Puerto Varas to Bariloche
I ended up staying a couple of days in Puerto Varas. It is quite a nice place and the hostel was very good. It gave me some time to sort out some ‘administrative’ issues, including regaining access to internet banking. My bank had suspended my access after I had transferred some money to travel card by BPAY. It would seem that albeit, they brand the card as one of theirs, it is actually a Visa card and it is not controlled on their system. I don’t mind them stopping credit cards and suspending access to internet banking, if they see something suspicious. I do, however, have an issue when it is difficult to get things going again. This particularly the case if you have to call a 1 300 number that costs a fortunes. After several frustrating hours, I was able to regain access to internet banking.
Interesting was to get back into Argentina
The guide on the ferry from Puerto Natales has mentioned that there was a really interesting way to travel from Puerto Varas to Bariloche in Argentina. This involved taking a series of buses and boats through the National Park that straddles the border between the two countries.
I found a tourist agency that offered the trip. The cost was a bit of a shock. Back in the hostel I found the web site of the trip operator. The cost was USD 50 less than the agent’s price. The only problem was that you could only book 2 days in advance on line. I sent the company an e mail enquiring about a ticket for the next day. Within 30 minutes I received e mail telling me that I could pick up a ticket for the next day at their office in town. I went into town to pick the ticket. The very helpful woman in the office told me that “you booked the ticket 3 days ago”. I suspect there are issues between the travel agents and the company.
Up Early
I awoke early and headed into town. Chile and Argentina us the same time zone. At this time of the year, this means that it is still dark in Chile at 8.00 a.m.
The assembled passengers for the trip piled onto two buses. There appeared to be two groups – independent travellers and a group of Australians. For the first time in a long time, I felt young compared to my fellow travellers. There were a lot of slow moving grey haired people.
The bus travelled along the side of Lake Llanquihue. Through the clearing mist we could see Mt Osormo which is a very spectacular volcano.
The guide told us that the farms we were passing had been settled by German migrants in the early 1900’s. They had also settled in Puerto Varas itself and in Bariloche in Argentina. Their influence can be seen in the architecture of the towns.
It wasn’t long before we entered that National Park. There was shot walk to a waterfall that flows over some lava rocks. The lava had come from the volcano which is nearby. The views of the volcano are really spectacular. Check out the photos on Flickr.
Our next stop was a wharf where we boarded our first ferry. As we travelled across the next lake we had great view of the mountains that surround the lake. The lake is famous for being emerald green due to the fine sediment that is washes down from the glaciers.

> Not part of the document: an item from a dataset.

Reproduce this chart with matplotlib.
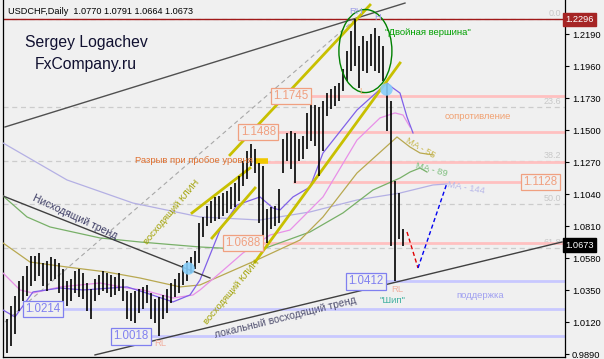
import numpy as np
import matplotlib; matplotlib.use("Agg")
import matplotlib.pyplot as plt
from matplotlib.patches import Ellipse

plt.rcParams["font.family"] = ["Liberation Sans", "DejaVu Sans"]

# daily bars, bar index 0..100 (high / low)
HIGH = [1.0090, 1.0141, 1.0234, 1.0306, 1.0414, 1.0450, 1.0522, 1.0594, 1.0594, 1.0615,
        1.0543, 1.0558, 1.0586, 1.0572, 1.0543, 1.0500, 1.0414, 1.0428, 1.0486, 1.0500,
        1.0471, 1.0399, 1.0356, 1.0428, 1.0457, 1.0486, 1.0471, 1.0457, 1.0443, 1.0471,
        1.0428, 1.0342, 1.0328, 1.0342, 1.0356, 1.0371, 1.0385, 1.0328, 1.0284, 1.0299,
        1.0313, 1.0356, 1.0399, 1.0428, 1.0471, 1.0529, 1.0558, 1.0586, 1.0630, 1.0831,
        1.0874, 1.0953, 1.0989, 1.1018, 1.1025, 1.1047, 1.1061, 1.1090, 1.1118, 1.1169,
        1.1277, 1.1349, 1.1399, 1.1363, 1.1262, 1.1241, 1.0932, 1.0946, 1.0953, 1.1075,
        1.1435, 1.1478, 1.1492, 1.1478, 1.1435, 1.1456, 1.1622, 1.1708, 1.1679, 1.1665,
        1.1708, 1.1765, 1.1794, 1.1816, 1.1837, 1.1938, 1.2067, 1.2211, 1.2296, 1.2103,
        1.2175, 1.2139, 1.2190, 1.2233, 1.2175, 1.2103, 1.1830, 1.1708, 1.1133, 1.1047,
        1.0791]
LOW = [0.9875, 0.9896, 0.9946, 1.0035, 1.0198, 1.0270, 1.0306, 1.0378, 1.0414, 1.0450,
       1.0378, 1.0342, 1.0414, 1.0428, 1.0328, 1.0256, 1.0234, 1.0270, 1.0328, 1.0299,
       1.0284, 1.0198, 1.0141, 1.0270, 1.0313, 1.0342, 1.0328, 1.0299, 1.0313, 1.0342,
       1.0270, 1.0141, 1.0126, 1.0112, 1.0184, 1.0213, 1.0256, 1.0141, 1.0112, 1.0018,
       1.0141, 1.0184, 1.0256, 1.0299, 1.0328, 1.0385, 1.0414, 1.0471, 1.0500, 1.0543,
       1.0730, 1.0809, 1.0831, 1.0845, 1.0860, 1.0881, 1.0903, 1.0932, 1.0946, 1.0989,
       1.1097, 1.1147, 1.1241, 1.1190, 1.0831, 1.0701, 1.0688, 1.0788, 1.0809, 1.0831,
       1.1190, 1.1277, 1.1219, 1.1118, 1.1277, 1.1291, 1.1363, 1.1420, 1.1384, 1.1169,
       1.1349, 1.1600, 1.1650, 1.1672, 1.1708, 1.1780, 1.1852, 1.1924, 1.1960, 1.1801,
       1.1924, 1.1909, 1.1960, 1.1924, 1.1909, 1.1852, 1.1492, 1.0665, 1.0412, 1.0716,
       1.0664]

# moving averages: (bar index, price)
MA_FAST_X = [0, 3, 7.5, 14.25, 20, 31, 35, 42.5, 46.75, 49.25, 51.75, 54.25, 58.5, 64.25, 67.5, 69.25, 72.5, 76.75, 80, 88.5, 96, 97.5, 99.25, 101, 102.5]
MA_FAST_Y = [1.0207, 1.0157, 1.0337, 1.0365, 1.0351, 1.0373, 1.0337, 1.0265, 1.0315, 1.0423, 1.0603, 1.0782, 1.0962, 1.1020, 1.0940, 1.0926, 1.1020, 1.1091, 1.1336, 1.1645, 1.1839, 1.1803, 1.1767, 1.1595, 1.1480]
MA_34_X = [0, 4.25, 7.5, 14.25, 24.25, 31, 35, 42.5, 47.5, 49.25, 54.25, 60, 66.75, 71.75, 80, 88.5, 94.25, 98, 100, 101.75]
MA_34_Y = [1.0473, 1.0351, 1.0329, 1.0373, 1.0401, 1.0365, 1.0351, 1.0293, 1.0315, 1.0351, 1.0473, 1.0617, 1.0746, 1.0782, 1.1020, 1.1429, 1.1588, 1.1624, 1.1609, 1.1523]
MA_55_X = [0, 6.75, 16, 26, 34.25, 44.25, 49.25, 63.5, 74.25, 80, 88.5, 98.5, 101.75, 104.25, 107.5]
MA_55_Y = [1.0689, 1.0552, 1.0516, 1.0480, 1.0437, 1.0373, 1.0387, 1.0567, 1.0710, 1.0876, 1.1192, 1.1451, 1.1379, 1.1336, 1.1322]
MA_89_X = [0, 6, 11.75, 24.25, 34.25, 49.25, 64.25, 76.75, 85, 92.5, 99.25, 101.75, 104.25, 106]
MA_89_Y = [1.1027, 1.0876, 1.0804, 1.0725, 1.0696, 1.0660, 1.0638, 1.0768, 1.0905, 1.1070, 1.1156, 1.1199, 1.1228, 1.1199]
MA_144_X = [0, 16, 32.5, 49.25, 64.25, 76.75, 88.5, 99.25, 107.5, 111]
MA_144_Y = [1.1408, 1.1142, 1.0976, 1.0876, 1.0854, 1.0912, 1.0998, 1.1048, 1.1106, 1.1113]

# drawn objects: (bar index, price) anchor pairs
UPPER_LINE = ([0.5, 100.5], [1.1523, 1.2414])
DOWN_TREND = ([0, 51.75], [1.1027, 1.0437])
LOCAL_UP = ([23, 139.75], [0.9884, 1.0696])
FIBO_DIAG = ([-19, 88], [0.9636, 1.2296])
WEDGE1_UP = ([47.25, 61.75], [1.0905, 1.1228])
WEDGE1_LO = ([52.25, 63], [1.0725, 1.1084])
WEDGE2_LO = ([63, 99.25], [1.0552, 1.1983])
WEDGE2_UP = ([56.75, 91.75], [1.1322, 1.2400])
PROJ_RED = ([101, 103.75], [1.0768, 1.0509])
PROJ_BLUE = ([103.75, 111], [1.0509, 1.1120])

FIB_LEVELS = [1.2296, 1.1668, 1.1280, 1.0966, 1.0652]
FIB_NAMES = ["0.0", "23.6", "38.2", "50.0", "61.8"]

RES_PRICE = [1.1745, 1.1488, 1.1270, 1.1128, 1.0688]
RES_START = [76.75, 68.5, 63, 72.5, 64.75]
RES_END = [140.5, 140.5, 140.5, 129.75, 140.5]
RES_LABEL = ["1.1745", "1.1488", None, "1.1128", "1.0688"]

SUP_PRICE = [1.0412, 1.0214, 1.0018]
SUP_START = [95.5, 14.75, 36.75]

YTICKS = [1.2190, 1.1960, 1.1730, 1.1500, 1.1270, 1.1040, 1.0810, 1.0580, 1.0350, 1.0120, 0.9890]
LAST = 1.0673
TOP_PRICE = 1.2296

BG = "#f0f0f0"
PINK = "#ffc0c0"
SALMON = "#f0a080"
LAV = "#c8c8ff"
LAVTXT = "#8080f0"
OLIVE_Y = "#c8c000"

fig = plt.figure(figsize=(6.04, 3.59), dpi=100, facecolor=BG)
ax = fig.add_axes([3 / 604, 2 / 359, 562 / 604, 357 / 359], facecolor=BG)
ax.set_xlim(0, 140.5)
ax.set_ylim(0.9869, 1.2436)

# fibo levels
for lv, nm in zip(FIB_LEVELS, FIB_NAMES):
    ax.axhline(lv, color="#cccccc", lw=0.9, ls=(0, (4, 3)), zorder=1)
    ax.text(139.5, lv + 0.0008, nm, color="#c8c8c8", fontsize=6.5, ha="right", va="bottom", zorder=2)
ax.plot(*FIBO_DIAG, color="#a8a8a8", lw=0.8, ls=(0, (4, 3)), zorder=1)

# resistance / support levels
for p, s, e, lab in zip(RES_PRICE, RES_START, RES_END, RES_LABEL):
    ax.plot([s, e], [p, p], color=PINK, lw=2, solid_capstyle="butt", zorder=2)
    if lab is None:
        continue
    if e < 140:
        ax.text(e + 0.3, p, lab, color=SALMON, fontsize=8.3, ha="left", va="center", zorder=6,
                bbox=dict(boxstyle="square,pad=0.2", fc=BG, ec=SALMON, lw=0.9))
    else:
        ax.text(s - 0.3, p, lab, color=SALMON, fontsize=8.3, ha="right", va="center", zorder=6,
                bbox=dict(boxstyle="square,pad=0.2", fc=BG, ec=SALMON, lw=0.9))
for p, s in zip(SUP_PRICE, SUP_START):
    ax.plot([s, 140.5], [p, p], color=LAV, lw=2, solid_capstyle="butt", zorder=2)
    ax.text(s - 0.3, p, f"{p:.4f}", color=LAVTXT, fontsize=8.3, ha="right", va="center", zorder=6,
            bbox=dict(boxstyle="square,pad=0.2", fc=BG, ec=LAVTXT, lw=0.9))

ax.axhline(TOP_PRICE, color="#a01818", lw=1, zorder=2)

# moving averages
ax.plot(MA_144_X, MA_144_Y, color="#b4b0e4", lw=0.9, zorder=3)
ax.plot(MA_89_X, MA_89_Y, color="#78b068", lw=0.9, zorder=3)
ax.plot(MA_55_X, MA_55_Y, color="#b8a850", lw=0.9, zorder=3)
ax.plot(MA_34_X, MA_34_Y, color="#e890e8", lw=0.9, zorder=3)
ax.plot(MA_FAST_X, MA_FAST_Y, color="#8060e8", lw=0.9, zorder=3)

# trend lines
ax.plot(*UPPER_LINE, color="#505050", lw=1, zorder=3)
ax.plot(*DOWN_TREND, color="#404040", lw=1, zorder=3)
ax.plot(*LOCAL_UP, color="#404040", lw=1, zorder=3)
for w in (WEDGE1_UP, WEDGE1_LO, WEDGE2_LO, WEDGE2_UP):
    ax.plot(*w, color=OLIVE_Y, lw=2, zorder=4)
ax.plot([63, 66.25], [1.1279, 1.1279], color="#f0c800", lw=4, solid_capstyle="butt", zorder=5)
ax.plot(*PROJ_RED, color="#e00000", lw=1, ls=(0, (3, 2)), zorder=4)
ax.plot(*PROJ_BLUE, color="#0000f0", lw=1, ls=(0, (3, 2)), zorder=4)

# bars
idx = np.arange(len(HIGH))
ax.vlines(idx, LOW, HIGH, color="black", lw=1.2, zorder=5)

# markers
ax.scatter([46.25, 95.75], [1.0509, 1.1796], s=80, color="#87cefa", alpha=0.9, lw=0, zorder=6)
ax.add_patch(Ellipse((90.6, 1.2069), 13.25, 0.0597, fill=False, ec="#008000", lw=1, zorder=6))

# annotations
txt = dict(fontsize=6.8, zorder=7)
ax.text(62.5, 1.1279, "Разрыв при пробое уровня", color="#e07030", ha="right", va="center", **txt)
ax.text(95.5, 1.2199, "\"Двойная вершина\"", color="#00a000", ha="left", va="center", **txt)
ax.text(118.75, 1.1595, "сопротивление", color="#f0a070", ha="center", va="center", **txt)
ax.text(119.25, 1.0308, "поддержка", color="#a0a0f0", ha="center", va="center", **txt)
ax.text(18, 1.0876, "Нисходящий тренд", color="#3c3c64", ha="center", va="center", rotation=-25, fontsize=7.5, zorder=7)
ax.text(70.5, 1.0150, "локальный восходящий тренд", color="#505070", ha="center", va="center", rotation=14, fontsize=7.5, zorder=7)
ax.text(42.25, 1.0912, "восходящий КЛИН", color="#a0a000", ha="center", va="center", rotation=50, **txt)
ax.text(57.25, 1.0337, "восходящий КЛИН", color="#a0a000", ha="center", va="center", rotation=50, **txt)
ax.text(88.25, 1.2350, "RH", color="#a0a0e8", ha="center", va="center", **txt)
ax.text(93.75, 1.2307, "H", color="#a0a0e8", ha="center", va="center", **txt)
ax.text(89.75, 1.1775, "L", color="#f0b080", ha="center", va="center", **txt)
ax.text(39.25, 0.9963, "RL", color="#f0b0a0", ha="center", va="center", **txt)
ax.text(98.5, 1.0351, "RL", color="#f0b0a0", ha="center", va="center", **txt)
ax.text(97.25, 1.0272, "\"Шип\"", color="#40b0a0", ha="center", va="center", **txt)
ax.text(104.25, 1.1372, "MA - 55", color="#c8b850", ha="center", va="center", rotation=-30, **txt)
ax.text(107, 1.1214, "MA - 89", color="#80c080", ha="center", va="center", rotation=-15, **txt)
ax.text(115.75, 1.1084, "MA - 144", color="#b8b8e8", ha="center", va="center", rotation=-10, **txt)

fig.text(8 / 604, 1 - 11 / 359, "USDCHF,Daily  1.0770 1.0791 1.0664 1.0673", fontsize=6.6, va="center", ha="left")
fig.text(25 / 604, 1 - 43 / 359, "Sergey Logachev", fontsize=11.3, color="#101030", va="center", ha="left")
fig.text(35 / 604, 1 - 64 / 359, "FxCompany.ru", fontsize=11.3, color="#101030", va="center", ha="left")

# right price axis
ax.yaxis.tick_right()
ax.set_yticks(YTICKS)
ax.set_yticklabels([f"{t:.4f}" for t in YTICKS])
ax.tick_params(axis="y", labelsize=6.7, length=3, width=0.8, pad=2)
ax.set_xticks([])
ax.spines["top"].set_visible(False)
for s in ("left", "right", "bottom"):
    ax.spines[s].set_linewidth(0.9)
yt = ax.get_yaxis_transform()
ax.text(1.0, TOP_PRICE, f"{TOP_PRICE:.4f}", transform=yt, color="white", fontsize=6.7, ha="left", va="center",
        clip_on=False, bbox=dict(boxstyle="square,pad=0.25", fc="#a52424", ec="#a52424"), zorder=8)
ax.text(1.0, LAST, f"{LAST:.4f}", transform=yt, color="white", fontsize=6.7, ha="left", va="center",
        clip_on=False, bbox=dict(boxstyle="square,pad=0.25", fc="black", ec="black"), zorder=8)

fig.savefig("out.png", dpi=100, facecolor=BG)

As we travelled along, I got into conversation with some New Zealanders who were doing a ‘best of South America’ tour in 5 weeks. One couple were farmers from near Dunedin. They were interesting to talk to.
Our next stop was the Peulla Hotel which is owned by the tour operator. We were offered a number of activities to do during our 3 hour stopover. These include horse riding and ‘canopy’ – which is a flying fox through the trees. I opted for the canopy. It was great. Check out the Flickr videos.
After the flying foxing, we had lunch in the hotel. It looks like a really nice place.
Rough Road and Border Crossing
After lunch we boarded buses with very high clearance and 4WD. This was required as that road was very rough.
We passed through the Chilean border control and headed up the road into the Andes. The guide told us that this was Che Guevara passed over his journey that is featured in the film The Motorcycle Diaries. The Norton Commando he was riding was certainly not designed for this type of road.
Near the summit of the pass we stopped for photo opportunity of Mt Cerro Tronador.
We crossed into Argentina at the summit of the pass. One of the more interesting border crossing I have made.
Proof that Argentinian Border Control Staff are Stupid
Next was a decent to the Argentinian border control which is located by the next lake we were to cross. The woman in the tour operator’s office was at pains to ensure that I had a copy of my ‘Reciprocity Visa’ that Australians (along with citizens of the USA and Canada) must carry. This is necessary even through, given that I have already been Argentina, a stamp in my passport said I have access to the country for 90 days from the 16th of March.
Apparently Australians with a stamp, but no ‘paper Reciprocity Visa (a PDF on a computer will not suffice) have been turned back at this border.
After being processed, we crossed the lake and boarded another bus for a short ride to the next lake. There is stream running into this lake that is green due to the sediment mentioned above. However, the water in the lake is clear. Everyone felt obliged to take a picture of the ‘two toned’ water.
Last Ferry and Bus
The last ferry was a rather large catamaran that was also carrying people who I assume had been on day trips into the National Park from the Argentinian side.
There was then a short bus into Bariloche. It was a bit of climb up to my Hostel named the Marco Polo, which seems a bit odd for this part of the world.